The problem of states finding it difficult to fund their schemes is an old one, writes Debroy. He points out four issues that plague the CSS currently — first, there should only be a limited number of CSS and CS — central sector schemes due to limited resources; second, while the seventh schedule was implemented to enact “optimal level of governance”, it is not “cast in stone”; third, the seventh schedule needs to be revisited for CSS restructuring; and fourth, the aforementioned move cannot be done without state consultation.

Growth prospects dim 

Shankar Acharya | Honorary professor at ICRIER and former chief economic adviser to Government of India
Business Standard 

Acharya warns that in the coming months, the GDP growth may fall even lower than 5 per cent. He identifies three primary reasons for this — first, the world’s leading economies are “decelerating” and it is unclear how long the global slowdown will last; second, post-June the high frequency indicators that include corporate earning, foreign trade data among other things “point to a worsening situation”; and third, the government’s “public recognition of the deepening growth crisis has come unconscionably late”.

Talking about a possible revival in the next financial year, Acharya argues that “there are many institutional and policy impediments to India recovering her high-growth performance”.

He identifies them — an unemployment crisis, significantly overvalued exchange rate that has stagnated export, a banking system dominated by the public sector, a decade of high fiscal deficits and public sector borrowings, distorted agricultural marketing, inefficient infrastructure, heavy-handed and unresponsive bureaucracy and an inadequately resourced judicial and police systems.

Thus, over the next five years, the average GDP growth may “well remain in the 5-6 per cent range”.

India should rid its trade policy of outdated priorities

Manoj Pant | Director of Indian Institute of Foreign Trade
Mint

Pant calls for a more holistic approach to India’s trade policy given the government’s aim for a $5 trillion economy by 2024-25 and the changing nature of global trade.
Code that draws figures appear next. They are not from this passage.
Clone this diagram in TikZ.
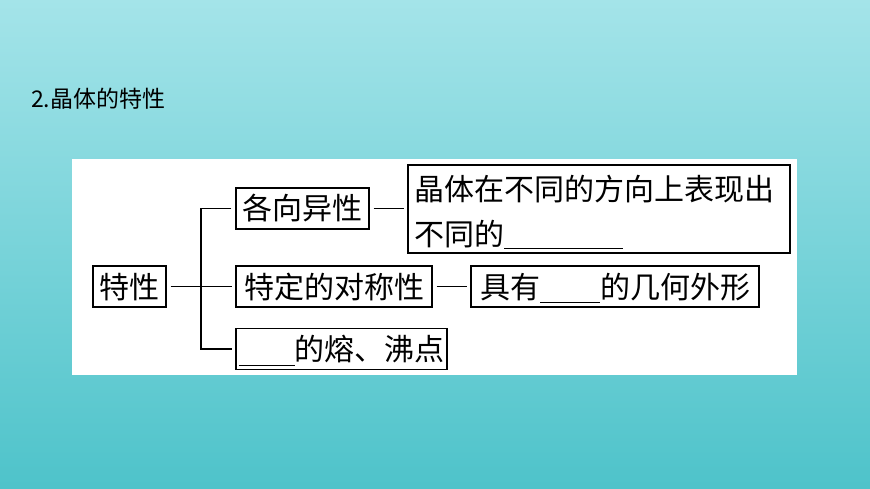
\documentclass[tikz,border=0pt]{standalone}
\usepackage{fontspec}
\setmainfont{Noto Sans CJK SC}
\usetikzlibrary{positioning, calc}
\definecolor{ink}{HTML}{000000}
\definecolor{skytop}{HTML}{A4E4E9}
\definecolor{skybot}{HTML}{4EC3CA}
\tikzset{
  %
  frame/.style={
    draw=ink, line width=1.2pt, fill=white, text=ink,
    font=\fontsize{30}{45}\selectfont,
  },
  box/.style={frame, inner sep=0pt, text height=26pt, text depth=3pt,
              minimum height=41pt},
  notebox/.style={frame, text width=370pt, align=left, inner xsep=6pt,
                  inner ysep=0pt, minimum height=88pt},
  %
  link/.style={draw=ink, line width=1.2pt, shorten <=4pt, shorten >=3pt},
  title/.style={font=\fontsize{23}{23}\selectfont, text=ink, inner sep=0pt},
}
\newcommand{\blank}[2][-5pt]{\rule[#1]{#2}{1pt}}

\begin{document}
\begin{tikzpicture}[x=1pt, y=-1pt]

% ------------------------------------------------------------- background
\useasboundingbox (0,0) rectangle (870,489);
\shade[top color=skytop, bottom color=skybot] (0,0) rectangle (870,489);
\fill[white] (72,159) rectangle (797,375);

\node[title, anchor=west] (head) at (31,99) {2.晶体的特性};

% ------------------------------------------------------------------ boxes
\node[box, minimum width=73pt]  (trait) at (129.5,286.5) {特性};
\node[box, minimum width=133pt] (aniso) at (302.5,208.5) {各向异性};
\node[box, minimum width=196pt] (symm)  at (334,286.5)   {特定的对称性};
\node[box, minimum width=211pt] (melt)  at (341.5,349)   {\blank{56pt}的熔、沸点};

\node[notebox] (desc) at (599,209)
  {\rule{0pt}{32pt}晶体在不同的方向上表现出\\不同的\blank[-3pt]{119pt}};
\node[box, minimum width=288pt] (shape) at (615,286.5)
  {具有\blank{60pt}的几何外形};

% ------------------------------------------------------------- connectors
\coordinate (fork) at (201,286.5);
\draw[link] (trait) -- (symm);
\draw[link] (aniso.west) -| (fork) |- (melt.west);
\draw[link] (aniso.east) -- (aniso.east -| desc.west);
\draw[link] (symm) -- (shape);

\end{tikzpicture}
\end{document}
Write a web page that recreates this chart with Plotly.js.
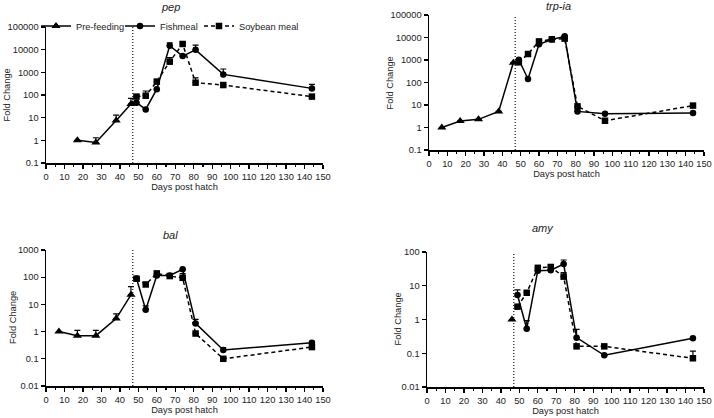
<!DOCTYPE html>
<html>
<head>
<meta charset="utf-8">
<script src="https://cdn.plot.ly/plotly-3.0.1.min.js"></script>
<style>html,body{margin:0;padding:0;background:#fff}#chart{width:714px;height:418px}</style>
</head>
<body>
<div id="chart"></div>
<script>
// ---- data ----
const daysFed = [49, 54, 60, 67, 74, 81, 96, 144];
const weaningDay = 47;

const pepDaysPre = [17, 27, 38, 46];
const pepPre = [1.0, 0.8, 7.5, 40];
const pepPreErr = [0, 0.5, 5.5, 31];
const pepFish = [46, 23, 180, 15000, 5200, 9800, 810, 196];
const pepFishErr = [0, 0, 0, 5000, 0, 6200, 590, 100];
const pepSoy = [85, 93, 390, 2950, 17800, 350, 275, 85];
const pepSoyErr = [15, 57, 0, 1550, 4200, 220, 0, 0];

const trpDaysPre = [7, 17, 27, 38, 46];
const trpPre = [1.0, 1.95, 2.3, 5.2, 760];
const trpPreErr = [0, 0, 0, 0, 0];
const trpFish = [1030, 143, 5000, 8100, 11300, 5.2, 4.1, 4.4];
const trpFishErr = [0, 0, 0, 0, 0, 0, 0, 0];
const trpSoy = [790, 1850, 6700, 8300, 8900, 8.7, 2.0, 9.4];
const trpSoyErr = [0, 0, 0, 0, 0, 0, 0, 0];

const balDaysPre = [7, 17, 27, 38, 46];
const balPre = [1.0, 0.71, 0.71, 3.0, 22.5];
const balPreErr = [0, 0.39, 0.39, 1.5, 22.5];
const balFish = [90, 6.4, 115, 115, 195, 2.0, 0.21, 0.39];
const balFishErr = [0, 2.5, 0, 0, 0, 0.8, 0.05, 0.05];
const balSoy = [88, 54, 138, 110, 95, 0.85, 0.1, 0.27];
const balSoyErr = [0, 0, 0, 0, 40, 0, 0, 0];

const amyDaysPre = [46];
const amyPre = [1.0];
const amyPreErr = [0];
const amyFish = [5.3, 0.53, 28, 29, 44, 0.29, 0.087, 0.28];
const amyFishErr = [2.2, 0.4, 0, 0, 14, 0.22, 0, 0];
const amySoy = [2.4, 6.2, 34, 36, 18.6, 0.16, 0.16, 0.071];
const amySoyErr = [0, 0, 0, 0, 6, 0, 0, 0.045];

const titles = ['pep', 'trp-ia', 'bal', 'amy'];
const seriesNames = ['Pre-feeding', 'Fishmeal', 'Soybean meal'];
const xTitle = 'Days post hatch';
const yTitle = 'Fold Change';
const logTickVals = [0.01, 0.1, 1, 10, 100, 1000, 10000, 100000];
const logTickText = ['0.01', '0.1', '1', '10', '100', '1000', '10000', '100000'];

// ---- build ----
const W = 714, H = 418;
const FONT = 'Liberation Sans, Arial, sans-serif';
const TXT = '#222';
const FS = 9.3;
const panels = [
  {title: titles[0], dPre: pepDaysPre, pre: pepPre, preErr: pepPreErr, fish: pepFish, fishErr: pepFishErr, soy: pepSoy, soyErr: pepSoyErr,
   px: [46, 323], py: [27, 163], yr: [-1, 5], connect: true, legend: true, tx: 170, ty: 7, ytx: 6.5},
  {title: titles[1], dPre: trpDaysPre, pre: trpPre, preErr: trpPreErr, fish: trpFish, fishErr: trpFishErr, soy: trpSoy, soyErr: trpSoyErr,
   px: [429, 704], py: [15, 150], yr: [-1, 5], connect: true, legend: false, tx: 558, ty: 6, ytx: 389},
  {title: titles[2], dPre: balDaysPre, pre: balPre, preErr: balPreErr, fish: balFish, fishErr: balFishErr, soy: balSoy, soyErr: balSoyErr,
   px: [46, 323], py: [250, 386], yr: [-2, 3], connect: false, legend: false, tx: 170, ty: 235, ytx: 13},
  {title: titles[3], dPre: amyDaysPre, pre: amyPre, preErr: amyPreErr, fish: amyFish, fishErr: amyFishErr, soy: amySoy, soyErr: amySoyErr,
   px: [427, 704], py: [252, 387], yr: [-2, 2], connect: false, legend: false, tx: 543, ty: 228, ytx: 397}
];

const legendBase = {orientation: 'h', y: 1 - 26 / H, xanchor: 'left', yanchor: 'middle',
  font: {family: FONT, size: FS, color: TXT}, bgcolor: 'rgba(0,0,0,0)', itemwidth: 30};
const traces = [];
const layout = {
  width: W, height: H, margin: {l: 0, r: 0, t: 0, b: 0},
  paper_bgcolor: '#fff', plot_bgcolor: '#fff',
  font: {family: FONT, size: FS, color: TXT},
  showlegend: true,
  legend: Object.assign({}, legendBase, {x: 36 / W}),
  legend2: Object.assign({}, legendBase, {x: 120 / W}),
  legend3: Object.assign({}, legendBase, {x: 199 / W}),
  annotations: [], shapes: []
};

function errObj(arr) {
  return {type: 'data', symmetric: false, array: arr, arrayminus: arr.map(() => 0),
          color: '#000', thickness: 1.2, width: 3};
}

const DASH = '4px,3px';
panels.forEach((p, i) => {
  const n = i === 0 ? '' : String(i + 1);
  const xa = 'x' + n, ya = 'y' + n;
  const lineBase = {color: '#000', width: 1.5};
  traces.push({x: p.dPre, y: p.pre, xaxis: xa, yaxis: ya, type: 'scatter', mode: 'lines+markers',
    name: seriesNames[0], legend: 'legend', showlegend: p.legend,
    line: lineBase, marker: {symbol: 'triangle-up', size: 8, color: '#000'}, error_y: errObj(p.preErr)});
  if (p.connect) {
    const lx = p.dPre[p.dPre.length - 1], ly = p.pre[p.pre.length - 1];
    traces.push({x: [lx, daysFed[0]], y: [ly, p.fish[0]], xaxis: xa, yaxis: ya, mode: 'lines',
      showlegend: false, hoverinfo: 'skip', line: lineBase});
    traces.push({x: [lx, daysFed[0]], y: [ly, p.soy[0]], xaxis: xa, yaxis: ya, mode: 'lines',
      showlegend: false, hoverinfo: 'skip', line: {color: '#000', width: 1.5, dash: DASH}});
  }
  traces.push({x: daysFed, y: p.fish, xaxis: xa, yaxis: ya, type: 'scatter', mode: 'lines+markers',
    name: seriesNames[1], legend: 'legend2', showlegend: p.legend,
    line: lineBase, marker: {symbol: 'circle', size: 6.5, color: '#000'}, error_y: errObj(p.fishErr)});
  traces.push({x: daysFed, y: p.soy, xaxis: xa, yaxis: ya, type: 'scatter', mode: 'lines+markers',
    name: seriesNames[2], legend: 'legend3', showlegend: p.legend,
    line: {color: '#000', width: 1.5, dash: DASH}, marker: {symbol: 'square', size: 6.5, color: '#000'}, error_y: errObj(p.soyErr)});

  const tv = logTickVals.filter(v => Math.log10(v) >= p.yr[0] - 1e-9 && Math.log10(v) <= p.yr[1] + 1e-9);
  const tt = tv.map(v => logTickText[logTickVals.indexOf(v)]);
  layout['xaxis' + n] = {
    domain: [p.px[0] / W, p.px[1] / W], anchor: ya, range: [0, 150],
    tickmode: 'linear', tick0: 0, dtick: 10, ticks: 'outside', ticklen: 4, tickwidth: 1.3, tickcolor: '#000',
    minor: {tickmode: 'linear', tick0: 0, dtick: 5, ticks: 'outside', ticklen: 2.5, tickwidth: 1.1, tickcolor: '#000', showgrid: false},
    showline: true, linecolor: '#000', linewidth: 1.5, showgrid: false, zeroline: false,
    tickfont: {family: FONT, size: FS, color: TXT},
    title: {text: xTitle, font: {family: FONT, size: FS, color: TXT}, standoff: 1}
  };
  layout['yaxis' + n] = {
    domain: [1 - p.py[1] / H, 1 - p.py[0] / H], anchor: xa, type: 'log', range: p.yr,
    tickmode: 'array', tickvals: tv, ticktext: tt, ticks: 'outside', ticklen: 4, tickwidth: 1.3, tickcolor: '#000',
    showline: true, linecolor: '#000', linewidth: 1.5, showgrid: false, zeroline: false,
    tickfont: {family: FONT, size: FS, color: TXT}
  };
  layout.shapes.push({type: 'line', xref: xa, yref: ya + ' domain', x0: weaningDay, x1: weaningDay, y0: 0, y1: 1,
    line: {color: '#000', width: 1.1, dash: '1px,2px'}});
  layout.annotations.push({text: '<i>' + p.title + '</i>', xref: 'paper', yref: 'paper', x: p.tx / W, y: 1 - p.ty / H,
    xanchor: 'center', yanchor: 'middle', showarrow: false, font: {family: FONT, size: 11, color: TXT}});
  layout.annotations.push({text: yTitle, xref: 'paper', yref: 'paper', x: p.ytx / W, y: 1 - (p.py[0] + p.py[1]) / 2 / H,
    xanchor: 'center', yanchor: 'middle', textangle: -90, showarrow: false, font: {family: FONT, size: FS, color: TXT}});
});

Plotly.newPlot('chart', traces, layout, {staticPlot: true, displayModeBar: false});
</script>
</body>
</html>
He lays out three elements of trade — trade in commodities (imports and exports), in services, and FDI.

India needs to account for the growing intra-industry, explains Pant, in which imports and exports are intertwined. In order to export more “value-added electronic products”, there also needs to be an improvement in export of information technology enabled services (ITeS). This will also help India “move up the technology ladder” and establish itself among global value chains, or GVCs.

This is important, writes Pant, because being on the international trade map make inroads into foreign transnational corporations (TNCs) which bring in overseas investment once they enter a market. Trade policy and FDI are slowly becoming “two sides of the same coin”, explains Pant, which is something to keep in mind.